Есть глубокая пропасть между ребенком, пронзающим булавкой трепещущую бабочку, и взрослым человеком, человеком с определенным набором знаний, который отлично понимает весь механизм получения болевого удара и смерти. Которому досконально известно, почему через три секунды сократятся мышцы, а через пять — вывалится язык. Который не раз видел подобное в больнице, на студенческой практике. У которого нет никакой необходимости проверять учебную теорию реальными событиями. Ребенок проверяет границы жизни, пытается прощупать суть бытия, устанавливает законы существования мира. Для него эта бабочка — не что иное, как доказательство, что он сам, сам ребенок — жив. Взрослый студент-медик занимается абсолютно другим. Он ничего не доказывает и не проверяет. Он и так все знает наперед. Он развлекается.
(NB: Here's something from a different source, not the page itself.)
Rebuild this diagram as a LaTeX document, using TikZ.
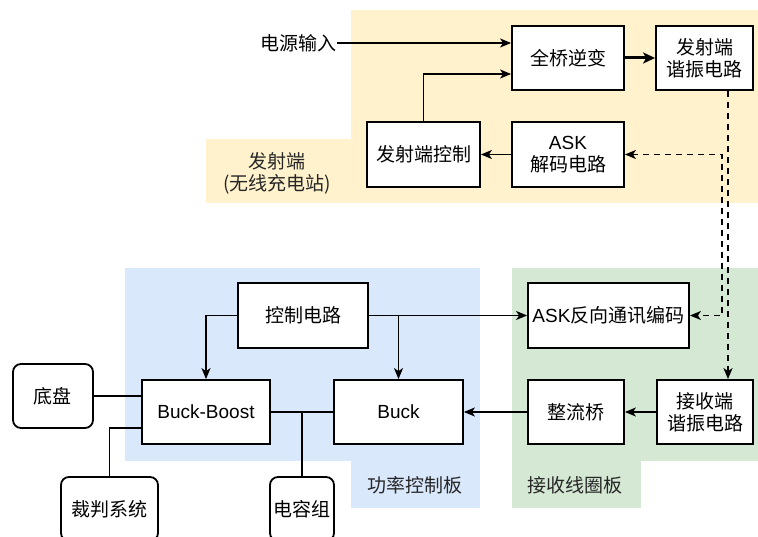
\documentclass[tikz,border=0pt]{standalone}
\usepackage{fontspec}
\setmainfont{Liberation Sans}
\newfontfamily\cjk{Noto Sans CJK SC}
\usetikzlibrary{arrows.meta,calc}
\newcommand\myfs{\fontsize{19}{22}\selectfont}
\definecolor{yelbg}{HTML}{FFF2CC}
\definecolor{bluebg}{HTML}{DAE8FC}
\definecolor{greenbg}{HTML}{D5E8D4}
\begin{document}
\begin{tikzpicture}[x=1pt,y=-1pt,
  box/.style={draw=black, line width=1.8pt, fill=white, minimum width=#1, minimum height=64pt,
    inner sep=0pt, align=center, font=\myfs\cjk},
  rbox/.style={box=#1, rounded corners=8pt},
  lbl/.style={inner sep=0pt, align=center, font=\myfs\cjk, text=black!85},
  conn/.style={line width=1.7pt},
  arr/.style={conn, -{Stealth[length=11pt,width=9pt,inset=3pt]}},
  thickarr/.style={line width=3pt, -{Stealth[length=12pt,width=11pt,inset=3pt]}},
  darr/.style={conn, dash pattern=on 6pt off 5pt, -{Stealth[length=11pt,width=9pt,inset=3pt]}},
  dbarr/.style={conn, dash pattern=on 6pt off 5pt, {Stealth[length=11pt,width=9pt,inset=3pt]}-{Stealth[length=11pt,width=9pt,inset=3pt]}}
]
\clip (0,0) rectangle (758,537);
% background regions
\fill[yelbg] (351,10) rectangle (758,203);
\fill[yelbg] (206,139) rectangle (351,203);
\fill[bluebg] (125,268) rectangle (480,461);
\fill[bluebg] (351,461) rectangle (480,508);
\fill[greenbg] (512,268) rectangle (758,461);
\fill[greenbg] (512,461) rectangle (641,508);

% region labels
\node[lbl] (lbltx) at (277,173) {发射端\\(无线充电站)};
\node[lbl] (lblpw) at (415,485) {功率控制板};
\node[lbl] (lblrx) at (575,485) {接收线圈板};

% transmitter
\node[lbl, anchor=east, text=black] (pin) at (337,43) {电源输入};
\node[box=112pt] (qq) at (568,58) {全桥逆变};
\node[box=97pt] (txr) at (704.5,58) {发射端\\谐振电路};
\node[box=113pt, minimum height=65pt] (txc) at (423.5,154.5) {发射端控制};
\node[box=112pt, minimum height=65pt] (askd) at (568,154.5) {{\rmfamily ASK}\\解码电路};

% power board
\node[box=130pt, minimum height=65pt] (ctl) at (303,315.5) {控制电路};
\node[box=128pt] (bb) at (206,412) {\rmfamily Buck-Boost};
\node[box=129pt] (bk) at (398.5,412) {\rmfamily Buck};
\node[rbox=80pt] (chassis) at (53,396) {底盘};
\node[rbox=97pt] (ref) at (109.5,509) {裁判系统};
\node[rbox=64pt] (cap) at (302,509) {电容组};

% receiver
\node[box=161pt, minimum height=65pt] (aske) at (608.5,315.5) {{\rmfamily ASK}反向通讯编码};
\node[box=96pt] (rect) at (576,412) {整流桥};
\node[box=96pt] (rxr) at (705,412) {接收端\\谐振电路};

% connectors
\draw[arr] (pin.east) -- ([yshift=15pt]qq.west);
\draw[arr] (txc.north) |- ([yshift=-16pt]qq.west);
\draw[thickarr] (qq.east) -- (txr.west);
\draw[arr] (askd.west) -- (txc.east);
\draw[darr] ([xshift=23.5pt]txr.south) -- ([xshift=23.5pt]txr.south |- rxr.north);
\draw[dbarr] (askd.east) -- ++(97,0) |- (aske.east);
\draw[arr] (ctl.east) -- (aske.west);
\draw[arr] (ctl.west) -| (bb.north);
\draw[arr] (ctl.east) -| (bk.north);
\draw[arr] (rect.west) -- (bk.east);
\draw[arr] (rxr.west) -- (rect.east);
\draw[conn] (bb.east) -- (bk.west);
\draw[conn] (cap.north) -- (cap.north |- bb.east);
\draw[conn] (chassis.east) -- (chassis.east -| bb.west);
\draw[conn] (ref.north) |- ([yshift=-16pt]bb.west);
\end{tikzpicture}
\end{document}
Что это? Мне до сих пор не до конца понятно. Если раньше ради написания текста я проникала в чужую логику и разум, то теперь, увы, вынуждена признать свое поражение. Я не могу этого объяснить. Никак. Могу только сделать предположение — это бесконечно грешный, издевательский, зловещий цинизм. Цинизм, на который способен только коварный, презирающий мир человек. Цинизм гнилого, разрушенного до самых корней общества.
.. Саяна взяла учебник, громко стукнула им по столу.
— Ненавижу вас!
С этими словами она выбежала вон из класса.